When the mud motor 350 is in sliding mode, drilling of the
subterranean formation 332 is initiated through rotation of the
drill bit 346 imparted by the mud motor 350 alone without the
application of rotational motion of the drill string 334 from the
surface 302.
[0061] FIG. 5 illustrates a graph 500 showing the relationship
between the surface torque (X-axis) and the angle of the tool face
(Y-axis) during the steering of the toolface process, according to
an embodiment. In some embodiments, there may not be a direct
relationship between the angle of the tool face and the surface
torque because a certain amount of torque is used to overcome the
frictional forces between the drill string 334 and the wall of the
wellbore 330. The amount of torque increases as the amount of
contact force between the drill string 334 and the wall of the
wellbore 330 increases, which may occur as the drill bit 346
advances farther and farther into the deviated section of the
wellbore 330. Furthermore, once the surface torque reaches a
predetermined amount (e.g., to overcome most of the frictional
forces along the drill string 334), a small increase in the surface
torque may lead to a large change in the tool face. This may make
steering control more difficult (i.e., less reliable).
[0062] FIG. 6 illustrates a graph 600 showing the relationship
between the angular position of the drill string at and/or above
the surface (X-axis) and the angle of the tool face (Y-axis),
according to an embodiment. As shown in FIG. 6, there may be a
close (e.g., substantially direct) relationship between the angular
position of the drill string at and/or above the surface and the
angle of the tool face. The relationship may depend at least
partially on the reaction torque during slide drilling. Reactive
torque occurs when the rotating motor 350 engages the subterranean
formation 332 during drilling. The reaction torque may be
determined between two positions. The positions may be, for
example, when the motor 350 is rotating while the drill bit 346 is
off-bottom, and when the motor 350 is rotating while the drill bit
346 is on-bottom. In another embodiment, the reaction torque may be
measured using the downhole sensor 364.
[0063] FIG. 7 illustrates a tool face display 700, according to an
embodiment. The tool face display 700 may include a circular gauge
710 showing the 360 degrees of the tool face. The circular gauge
may include a plurality of concentric rings. Each ring may include
a survey point 712, 714, 716. For example, a first (e.g., old)
survey 712 point may be at 70 degrees in an inner ring, a second
(e.g., later) survey point 714 may be at 75 degrees in an
intermediate ring, and a third (e.g., most recent) survey point 716
may be at 85 degrees in an outer ring. In some embodiments, the
tool face display 700 may also include a current value of the tool
face (e.g., gravitational or magnetic tool face), the azimuth
angle, and/or the inclination angle.
[0064] In addition to showing the tool face at multiple points in
time, the tool face display 700 may also show the angular position
of the drill string 334 at and/or above the surface, the torque
value to steer to the current position, the (e.g., current)

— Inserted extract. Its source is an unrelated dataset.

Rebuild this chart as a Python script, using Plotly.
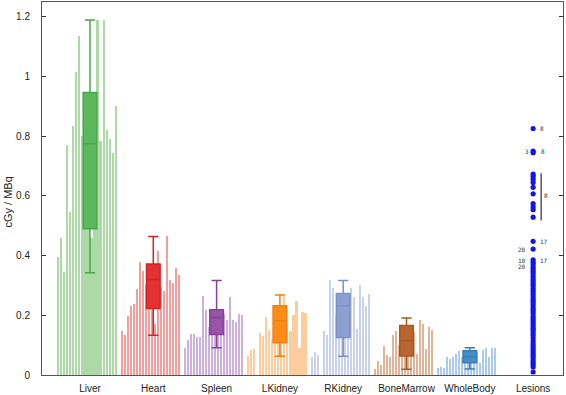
import plotly.graph_objects as go

organs = ["Liver", "Heart", "Spleen", "LKidney", "RKidney", "BoneMarrow", "WholeBody"]
categories = organs + ["Lesions"]

liver = [0.395, 0.46, 0.345, 0.77, 0.545, 0.835, 1.015, 1.135, 0.80, 0.62,
         0.70, 0.458, 0.88, 1.19, 0.785, 1.19, 0.82, 0.79, 0.745, 0.90]
heart = [0.147, 0.133, 0.197, 0.230, 0.238, 0.287, 0.379, 0.348, 0.30, 0.27,
         0.33, 0.171, 0.414, 0.296, 0.282, 0.466, 0.32, 0.31, 0.357, 0.334]
spleen = [0.091, 0.116, 0.138, 0.138, 0.127, 0.127, 0.265, 0.219, 0.16, 0.20,
          0.21, 0.15, 0.18, 0.203, 0.185, 0.26, 0.185, 0.178, 0.203, 0.20]
lkidney = [0.063, 0.083, 0.087, 0.0, 0.140, 0.130, 0.193, 0.15, 0.12, 0.16,
           0.20, 0.11, 0.266, 0.171, 0.149, 0.20, 0.249, 0.091, 0.212, 0.207]
rkidney = [0.061, 0.077, 0.066, 0.0, 0.147, 0.135, 0.317, 0.29, 0.20, 0.25,
           0.16, 0.20, 0.26, 0.29, 0.26, 0.155, 0.30, 0.262, 0.232, 0.273]
bonemarrow = [0.019, 0.046, 0.033, 0.096, 0.066, 0.061, 0.133, 0.149, 0.10, 0.12,
              0.09, 0.13, 0.15, 0.144, 0.072, 0.185, 0.171, 0.088, 0.162, 0.15]
wholebody = [0.022, 0.028, 0.022, 0.061, 0.052, 0.059, 0.070, 0.081, 0.060, 0.050,
             0.070, 0.040, 0.065, 0.077, 0.041, 0.085, 0.090, 0.061, 0.092, 0.092]
organ_values = [liver, heart, spleen, lkidney, rkidney, bonemarrow, wholebody]

# box statistics
box_q1 = [0.49, 0.223, 0.136, 0.108, 0.126, 0.064, 0.041]
box_median = [0.775, 0.32, 0.193, 0.182, 0.232, 0.116, 0.061]
box_q3 = [0.947, 0.372, 0.219, 0.232, 0.273, 0.166, 0.081]
box_low = [0.343, 0.133, 0.091, 0.063, 0.063, 0.019, 0.020]
box_high = [1.19, 0.464, 0.317, 0.268, 0.317, 0.191, 0.091]

bar_colors = ["rgb(172,217,165)", "rgb(241,158,158)", "rgb(205,176,220)", "rgb(253,204,156)",
              "rgb(200,210,235)", "rgb(222,181,152)", "rgb(172,203,234)"]
box_colors = ["rgb(92,184,92)", "rgb(228,50,50)", "rgb(152,84,168)", "rgb(255,140,24)",
              "rgb(140,160,210)", "rgb(185,102,48)", "rgb(72,140,200)"]
box_lines = ["rgb(74,166,74)", "rgb(214,34,34)", "rgb(134,66,152)", "rgb(240,128,16)",
             "rgb(122,144,198)", "rgb(168,88,36)", "rgb(56,124,188)"]

lesions = [0.826, 0.750, 0.745, 0.673, 0.665, 0.656, 0.645, 0.629, 0.607, 0.574, 0.563,
           0.554, 0.529, 0.448, 0.422,
           0.386, 0.378, 0.370, 0.362, 0.355, 0.347, 0.340, 0.331, 0.322, 0.315, 0.307,
           0.300, 0.291, 0.283, 0.275, 0.268, 0.259, 0.251, 0.244, 0.236, 0.228, 0.220,
           0.213, 0.205, 0.196, 0.188, 0.181, 0.173, 0.165, 0.157, 0.150, 0.141, 0.133,
           0.124, 0.114, 0.105, 0.097, 0.089, 0.081, 0.074, 0.066, 0.058, 0.050, 0.042,
           0.035, 0.027, 0.010]
lesion_label_text = ["8", "3", "8", "8", "17", "20", "10", "20", "17"]
lesion_label_value = [0.825, 0.748, 0.748, 0.600, 0.448, 0.422, 0.384, 0.364, 0.384]
lesion_label_shift = [9, -6, 10, 13, 11, -11, -11, -11, 11]
bracket_cluster = lesions[3:13]

slots = 21

fig = go.Figure()
for k, vals in enumerate(organ_values):
    xs = [k + (i - 10.5) / slots for i in range(len(vals))]
    fig.add_trace(go.Bar(x=xs, y=vals, width=0.7 / slots,
                         marker=dict(color=bar_colors[k], line=dict(width=0)),
                         hoverinfo="y"))
for k in range(len(organs)):
    fig.add_trace(go.Box(x=[k], q1=[box_q1[k]], median=[box_median[k]], q3=[box_q3[k]],
                         lowerfence=[box_low[k]], upperfence=[box_high[k]],
                         width=0.215, whiskerwidth=0.75,
                         fillcolor=box_colors[k], line=dict(color=box_lines[k], width=1.5),
                         boxpoints=False))
fig.add_trace(go.Scatter(x=[len(organs)] * len(lesions), y=lesions, mode="markers",
                         marker=dict(color="rgb(20,20,235)", size=5.2)))

for t, v, s in zip(lesion_label_text, lesion_label_value, lesion_label_shift):
    fig.add_annotation(x=len(organs), y=v, xref="x", yref="y", text=t, showarrow=False,
                       xshift=s, font=dict(size=6, color="#333", family="DejaVu Sans Mono"))

fig.add_shape(type="line", xref="x", yref="y", xsizemode="pixel", xanchor=len(organs),
              x0=8, x1=8, y0=min(bracket_cluster) - 0.011, y1=max(bracket_cluster) + 0.003,
              line=dict(color="black", width=1))

fig.add_annotation(x=-0.0653, y=0.465, xref="paper", yref="paper", text="cGy / MBq",
                   xanchor="center", yanchor="middle",
                   textangle=-90, showarrow=False, font=dict(size=11, color="#222"))

fig.update_layout(
    width=566, height=395,
    margin=dict(l=42, r=3, t=1, b=17),
    plot_bgcolor="white", paper_bgcolor="white",
    showlegend=False, barmode="overlay", boxmode="overlay", bargap=0,
    font=dict(family="Liberation Sans", size=10, color="#222"),
)
fig.update_xaxes(range=[-0.758, 7.472], tickvals=list(range(len(categories))),
                 ticktext=categories, ticks="", showgrid=False, zeroline=False,
                 showline=True, linecolor="#555", linewidth=1, mirror=True,
                 ticklabelstandoff=4)
fig.update_yaxes(range=[0, 1.25], tickvals=[0, 0.2, 0.4, 0.6, 0.8, 1.0, 1.2],
                 ticks="inside", ticklen=4, tickcolor="#333", showgrid=False, zeroline=False,
                 showline=True, linecolor="#555", linewidth=1, mirror="ticks",
                 ticklabelstandoff=9)

fig.write_html("out.html", config={"displayModeBar": False})
with open("out.html", "r", encoding="utf-8") as f:
    html = f.read()
html = html.replace("<head>", "<head><style>html,body{margin:0;padding:0;overflow:hidden;}</style>", 1)
with open("out.html", "w", encoding="utf-8") as f:
    f.write(html)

reaction torque, the delta drill string angle at and/or above the
surface, the delta steering torque, or a combination thereof. The
delta drill string angle refers to the current angular position of
the drill 334 string minus the previous angular position of the
drill string 334. The delta steering torque refers to the current
steering torque minus the previous steering torque. This additional
information may be shown for the most recent survey point 716, or
for each survey point 712, 714, 716.
[0065] With this additional information, a model may be generated
to provide a recommended angular position of the drill string 334
and/or steering torque for the next steering action to reach the
target direction. The model may predict the relationship between
the steering angle (e.g., the delta drill string angle) and the
expected tool face, a steering advisor may use this prediction to
vary one or more parameters of the steering operation. The
parameters may be or include the angular position of the drill
string 334, the weight on the drill bit 346, or the like.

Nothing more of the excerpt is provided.